Only sensation. Reflex twitch

of feelers. And for me sentiment.

Occasional small rapture at your velvet

softness and smoothness. Soon the ants of time

carry you away from chalk and Chaucer

into oblivion.

 

tactile imagery: velvet softness and smoothness (using this image the poet suggests that the child is a soft and delicate thing from inside and outside too)

kinesthetic imagery: reflex twitch of feelers, occasional small rapture

metaphor: ants of time, carry you away from chalk and Chaucer into oblivion (once the student become a failure in system of education, he will be forgotten, the system of education seems has no remedial measures for him.)

contrast: chalk and Chaucer (incompatibility of the system of education) chalk represents the traditional methods of teaching and Chaucer’s English poetry might be tough and out of reach to teachers and students.

allusion: Chaucer (Geoffrey Chaucer is considered one of the first great English poets. He is the author of such works as The Parlement of Foules, Troilus and Criseyde, and The Canterbury Tales. Humorous and profound, his writings show him to be an acute observer of his time with a deft command of many literary genres.)

 

The stanza visually describes the last moments of the butterfly who is about to die. The word ‘sensation’ seemed to give meaning of anticipation produced in the child somewhere between hope and fear. The words ‘reflex twitch of feelers’, ‘occasional small rapture’ suggests that the student displays vain attempts to respond to the lessons before failure. The teacher understands that the attempts would not be enough for the child to succeed through the system of exams. The word ‘sentiment’ shows the sympathy of the teacher about the child. When the child is fallen and failed, he would be forgotten with the time as a new student fills that vacant space. The poet comparing the the child failing to a death of a butterfly is an open accusation to the system of education who destroys the innocence of the child and its failure to cater the needs of the child.

 

Farewell, lovely.

The heavy footed State, which made a mess

of your fragility, called this progress,

should pin you down on cardboard behind glass

specimen of the educated class.

 

metaphor: the heavy footed state (suggests the power and firm policies of the government.)

irony: made a mess of your fragility, called this progress

 

Poet accuses the government who cannot see the poignant realities in the system of education. He suggests that the educated class is like a butterfly pinned to a glass showcase as a display object rather actual contributors to the society or the world. He may suggest that the paper qualification achieved under an education which nourished only ‘head’ cannot actually produce something valuable to the society. The poet criticizes the ironical nature of the word the government calling as ‘progress.’ Poet seems to ask the government, ‘is making a mess on the child’s life is progress?’
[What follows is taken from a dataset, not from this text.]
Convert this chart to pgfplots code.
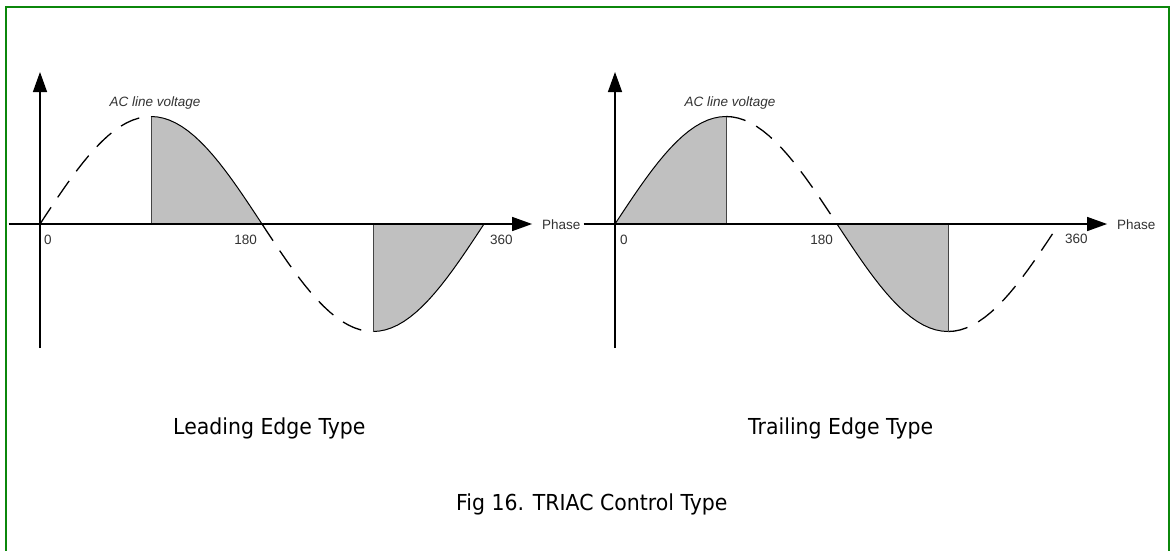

Though the poem geographically targets Sri Lanka, we think that the poem has universal applicability to give education an orientation towards the correct path to move. Education should cater the actual needs of the human and his abilities. It should be dynamic according to the level of intellect and skills of the learner. If it is no so, the student become failures, that means, it is the failure of the system of education not the fault of the student.